I don’t think this really anything you’d learn in statistics, but for this example the formula would be: Total Number Of Characters - Number of Characters in Block + 1

So in your case: 7 - 3 + 1 = 5 possibilities
If the block of letters was PUZZLE instead of USA, it would be 7 - 6 + 1 = 2 possibilites (makes sense right?).

Then, once you know the number of block arrangements, you’d multiply that by 10 to the power of the number of unknown digits (7 - Number of Characters in Block).

16

Every way of solving this is mathematical, your way as much as any other.

Anyway, as a general formula, if you have a single word (no matter how long) that you have to keep contiguous among D digits, then the total number of possibilities is 10^D * (D+1) [the number of possibilities for the digit-string without the letters * the number of possibilities for how many digits come before the letters]. In this case, that’s 10^4 * (4 + 1) = 50,000.

17

Thank you all! This has been very helpful and it was great of you all to weigh in and answer my questions. I’ll take this victory for what it is…extremely rare.

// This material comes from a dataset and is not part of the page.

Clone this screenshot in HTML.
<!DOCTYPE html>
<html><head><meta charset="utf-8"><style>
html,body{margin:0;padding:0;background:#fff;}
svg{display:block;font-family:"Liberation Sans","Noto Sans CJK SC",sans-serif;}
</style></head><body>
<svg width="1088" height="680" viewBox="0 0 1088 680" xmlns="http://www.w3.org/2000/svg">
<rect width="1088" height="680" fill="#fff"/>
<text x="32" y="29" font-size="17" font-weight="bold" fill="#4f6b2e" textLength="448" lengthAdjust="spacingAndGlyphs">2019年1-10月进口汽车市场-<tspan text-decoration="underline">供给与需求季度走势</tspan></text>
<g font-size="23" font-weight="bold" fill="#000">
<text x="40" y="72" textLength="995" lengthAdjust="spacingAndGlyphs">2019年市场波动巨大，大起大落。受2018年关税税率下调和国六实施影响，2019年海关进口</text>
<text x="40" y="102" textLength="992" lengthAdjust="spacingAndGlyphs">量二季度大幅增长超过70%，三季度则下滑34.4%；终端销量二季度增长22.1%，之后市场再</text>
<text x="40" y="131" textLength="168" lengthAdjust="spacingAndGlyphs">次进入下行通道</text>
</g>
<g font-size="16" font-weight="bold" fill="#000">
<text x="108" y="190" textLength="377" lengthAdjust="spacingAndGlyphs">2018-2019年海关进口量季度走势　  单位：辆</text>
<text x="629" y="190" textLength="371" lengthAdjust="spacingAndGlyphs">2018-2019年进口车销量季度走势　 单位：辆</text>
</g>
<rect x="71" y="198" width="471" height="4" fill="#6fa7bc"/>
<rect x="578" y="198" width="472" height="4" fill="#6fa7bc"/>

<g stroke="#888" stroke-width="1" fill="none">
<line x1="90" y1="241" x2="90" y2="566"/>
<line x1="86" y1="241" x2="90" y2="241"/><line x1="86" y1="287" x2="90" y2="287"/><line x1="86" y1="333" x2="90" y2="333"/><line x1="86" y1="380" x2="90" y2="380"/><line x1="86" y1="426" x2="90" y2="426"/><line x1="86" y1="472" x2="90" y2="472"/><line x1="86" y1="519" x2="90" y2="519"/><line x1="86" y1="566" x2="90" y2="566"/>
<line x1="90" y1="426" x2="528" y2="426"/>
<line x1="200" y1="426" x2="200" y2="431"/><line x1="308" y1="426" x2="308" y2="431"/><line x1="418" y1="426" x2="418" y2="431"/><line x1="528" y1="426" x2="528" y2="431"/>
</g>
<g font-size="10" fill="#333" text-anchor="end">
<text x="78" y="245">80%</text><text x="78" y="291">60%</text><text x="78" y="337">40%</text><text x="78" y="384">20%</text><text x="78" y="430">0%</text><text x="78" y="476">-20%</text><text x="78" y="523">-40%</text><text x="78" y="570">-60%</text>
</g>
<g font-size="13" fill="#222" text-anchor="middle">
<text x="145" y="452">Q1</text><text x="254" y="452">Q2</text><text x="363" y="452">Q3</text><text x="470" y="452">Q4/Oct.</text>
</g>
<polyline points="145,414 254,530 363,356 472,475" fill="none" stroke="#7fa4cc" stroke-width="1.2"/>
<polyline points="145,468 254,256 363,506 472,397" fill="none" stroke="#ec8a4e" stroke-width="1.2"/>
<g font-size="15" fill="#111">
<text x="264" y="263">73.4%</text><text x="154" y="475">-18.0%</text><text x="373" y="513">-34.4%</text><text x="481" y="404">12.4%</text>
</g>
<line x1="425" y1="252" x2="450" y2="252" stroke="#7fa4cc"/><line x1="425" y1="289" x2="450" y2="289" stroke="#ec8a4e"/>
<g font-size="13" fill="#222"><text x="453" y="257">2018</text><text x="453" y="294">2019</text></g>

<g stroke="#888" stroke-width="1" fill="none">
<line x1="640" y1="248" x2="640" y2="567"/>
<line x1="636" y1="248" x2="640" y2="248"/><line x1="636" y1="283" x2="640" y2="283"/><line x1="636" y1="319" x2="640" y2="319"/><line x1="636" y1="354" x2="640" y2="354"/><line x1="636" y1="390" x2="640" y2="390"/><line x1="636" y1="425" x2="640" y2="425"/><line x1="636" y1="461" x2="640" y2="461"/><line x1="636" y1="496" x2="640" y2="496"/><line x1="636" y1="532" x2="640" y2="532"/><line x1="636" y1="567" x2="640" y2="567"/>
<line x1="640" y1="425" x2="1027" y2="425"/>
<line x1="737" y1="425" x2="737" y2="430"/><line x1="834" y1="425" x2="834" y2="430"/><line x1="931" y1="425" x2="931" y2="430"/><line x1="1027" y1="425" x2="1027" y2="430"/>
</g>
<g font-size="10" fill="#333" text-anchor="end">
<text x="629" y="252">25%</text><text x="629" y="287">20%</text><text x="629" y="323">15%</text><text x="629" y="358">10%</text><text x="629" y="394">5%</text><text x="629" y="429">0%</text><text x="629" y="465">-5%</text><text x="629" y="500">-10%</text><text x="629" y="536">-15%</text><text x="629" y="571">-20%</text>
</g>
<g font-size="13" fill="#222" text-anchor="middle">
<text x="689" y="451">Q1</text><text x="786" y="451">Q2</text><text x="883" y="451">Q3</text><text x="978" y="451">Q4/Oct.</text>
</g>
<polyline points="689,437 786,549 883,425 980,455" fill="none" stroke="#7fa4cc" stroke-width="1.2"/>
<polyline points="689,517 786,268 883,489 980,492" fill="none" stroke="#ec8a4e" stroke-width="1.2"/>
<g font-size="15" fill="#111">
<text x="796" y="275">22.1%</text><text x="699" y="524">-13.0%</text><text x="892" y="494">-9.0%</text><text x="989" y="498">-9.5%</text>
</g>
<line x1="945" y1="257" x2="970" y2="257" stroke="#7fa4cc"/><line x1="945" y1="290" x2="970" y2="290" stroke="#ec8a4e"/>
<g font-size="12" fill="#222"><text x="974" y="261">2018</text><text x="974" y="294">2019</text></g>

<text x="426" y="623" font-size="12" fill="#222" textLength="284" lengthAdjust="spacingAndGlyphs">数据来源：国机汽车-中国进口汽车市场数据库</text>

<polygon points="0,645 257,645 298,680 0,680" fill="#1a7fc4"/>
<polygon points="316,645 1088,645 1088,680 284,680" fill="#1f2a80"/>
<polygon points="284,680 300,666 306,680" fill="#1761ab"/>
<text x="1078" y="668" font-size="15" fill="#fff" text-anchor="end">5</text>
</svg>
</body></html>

My dad graduated 3rd in his class at IIT-Bombay and has something like 80 patents. He must not have had enough tea this morning.

:slight_smile:

18

You’re calculating the probability wrong. The probability is the number of ways of getting the USA block divided by the total number of license plates. You calculated the numerator correctly, 50,000. The denominator is number of digit combinations times the number of letter combinations times the number of ways of arranging a block of three letters within 4 digits = 10[sup]4[/sup] x 26[sup]3[/sup] x 5. The probability is then 1 / 26[sup]3[/sup] = 1 / 17,576.

Note that this is exactly the same as the probability of picking “USA” when choosing three letters at random.

19

Oh crap…you’re right. The license plate probability would be 50,000/total number of 7 character license plates possible, right? 1/50,000 is the chance of getting the license plate I saw if you walked in and asked for a vanity plate with the USA block in a 7 character license plate.

We never got as far as the probabilities because we were arguing about the combinations.